- Job
Take every line from the first down to the line with "from bokeh.resources import INLINE" and set it down exactly, without the pictures.
## start Data excerpt
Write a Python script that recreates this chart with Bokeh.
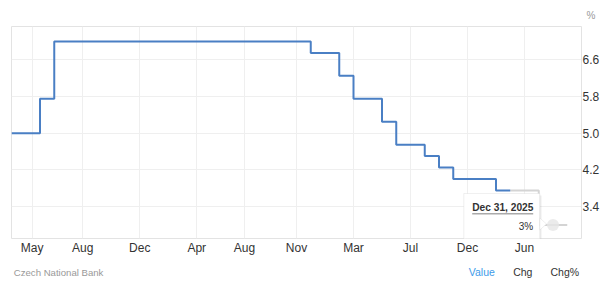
from bokeh.plotting import figure
from bokeh.layouts import column
from bokeh.models import Range1d, FixedTicker, NumeralTickFormatter, Label, BoxAnnotation, PolyAnnotation
from bokeh.core.properties import value
from bokeh.embed import file_html
from bokeh.resources import INLINE

# Ordinal period index (one slot per observation on the source's ordinal axis)
step_x = [0, 2, 3, 21, 23, 24, 26, 27, 29, 30, 31, 34, 35]
step_rate = [5.0, 5.75, 7.0, 6.75, 6.25, 5.75, 5.25, 4.75, 4.5, 4.25, 4.0, 3.75, 3.75]
forecast_x = [35, 37, 39]
forecast_rate = [3.75, 3.0, 3.0]
hover_x = [38]
hover_rate = [3.0]
hover_label = "Dec 31, 2025"
hover_value = "3%"

x_tick_pos = [1.45, 5, 9, 13, 16.35, 20, 24, 28, 32, 36]
x_tick_labels = ["May", "Aug", "Dec", "Apr", "Aug", "Nov", "Mar", "Jul", "Dec", "Jun"]
y_ticks = [3.4, 4.2, 5.0, 5.8, 6.6]

footer_texts = ["Czech National Bank", "Value", "Chg", "Chg%"]

FONT = "Liberation Sans"

p = figure(frame_width=570, frame_height=212,
           x_range=Range1d(0, 40), y_range=Range1d(2.704, 7.326),
           y_axis_location="right", output_backend="svg", toolbar_location=None,
           min_border_left=11, min_border_top=26, min_border_right=24, min_border_bottom=20,
           background_fill_color="white", border_fill_color="white")
p.outline_line_color = "#e3e3e3"

p.title.text = "%"
p.title.align = "right"
p.title.text_font = FONT
p.title.text_font_size = "10px"
p.title.text_font_style = "normal"
p.title.text_color = "#999999"
p.title.offset = -14
p.title.standoff = 12

p.xaxis.ticker = FixedTicker(ticks=x_tick_pos)
p.xaxis.major_label_overrides = {t: l for t, l in zip(x_tick_pos, x_tick_labels)}
p.yaxis.ticker = FixedTicker(ticks=y_ticks)
p.yaxis.formatter = NumeralTickFormatter(format="0.0")
for ax in (p.xaxis[0], p.yaxis[0]):
    ax.axis_line_color = None
    ax.major_tick_line_color = None
    ax.minor_tick_line_color = None
    ax.major_tick_in = 0
    ax.major_tick_out = 0
    ax.minor_tick_in = 0
    ax.minor_tick_out = 0
    ax.major_label_text_font = FONT
    ax.major_label_text_font_size = "12px"
    ax.major_label_text_color = "#333333"
p.xaxis.major_label_standoff = 2
p.yaxis.major_label_standoff = 1
p.xgrid.ticker = FixedTicker(ticks=x_tick_pos)
p.ygrid.ticker = FixedTicker(ticks=y_ticks)
p.grid.grid_line_color = "#efefef"

p.step(forecast_x, forecast_rate, mode="after", line_color="#d4d4d4", line_width=2)
p.step(step_x, step_rate, mode="after", line_color="#4a7fc4", line_width=2)

# tooltip
p.add_layout(BoxAnnotation(left=454, right=530, bottom=-3, top=43,
                           left_units="screen", right_units="screen",
                           top_units="screen", bottom_units="screen",
                           fill_color="#000000", fill_alpha=0.07, line_color=None))
p.add_layout(BoxAnnotation(left=452.3, right=528.3, bottom=-1, top=45,
                           left_units="screen", right_units="screen",
                           top_units="screen", bottom_units="screen",
                           fill_color="white", fill_alpha=1.0, line_color="#cccccc", line_width=1))
p.add_layout(PolyAnnotation(xs=[528.3, 535, 528.3], ys=[20.5, 14.5, 8.5], xs_units="screen", ys_units="screen",
                            fill_color="white", fill_alpha=1.0, line_color="#cccccc", line_width=1))
p.scatter(hover_x, hover_rate, size=12, fill_color="#e6e6e6", fill_alpha=0.8, line_color=None)
p.add_layout(Label(x=460.7, y=31.3, x_units="screen", y_units="screen", text=hover_label,
                   text_font=FONT, text_font_size="10.2px", text_font_style="bold",
                   text_color="#333333", text_baseline="middle"))
p.add_layout(BoxAnnotation(left=460.7, right=521.7, bottom=24, top=25.5,
                           left_units="screen", right_units="screen",
                           top_units="screen", bottom_units="screen",
                           fill_color="#aaaaaa", fill_alpha=1.0, line_color=None))
p.add_layout(Label(x=521.7, y=12.3, x_units="screen", y_units="screen", text=hover_value,
                   text_font=FONT, text_font_size="10px", text_color="#333333",
                   text_align="right", text_baseline="middle"))

# footer strip (its frame is aligned with the main frame: canvas x 11..581)
f = figure(width=605, height=24, x_range=Range1d(11, 581), y_range=Range1d(0, 24),
           output_backend="svg", toolbar_location=None,
           min_border_left=11, min_border_right=24, min_border_top=0, min_border_bottom=0,
           background_fill_color="white", border_fill_color="white")
f.axis.visible = False
f.grid.visible = False
f.outline_line_color = None
f.text(x=[13.3], y=[10.3], text=[footer_texts[0]], text_font=value(FONT), text_font_size="9.6px",
       text_color="#999999", text_baseline="middle")
f.text(x=[468.3, 512.7, 550], y=[10.3, 10.3, 10.3], text=footer_texts[1:], text_font=value(FONT),
       text_font_size="10.5px", text_color=["#3d9be9", "#333333", "#333333"], text_baseline="middle")

layout = column(p, f, spacing=0)
open("out.html", "w").write(file_html(layout, INLINE))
## end Data excerpt
- Solution
Write a Python script that recreates this chart with Bokeh.
from bokeh.plotting import figure
from bokeh.layouts import column
from bokeh.models import Range1d, FixedTicker, NumeralTickFormatter, Label, BoxAnnotation, PolyAnnotation
from bokeh.core.properties import value
from bokeh.embed import file_html
from bokeh.resources import INLINE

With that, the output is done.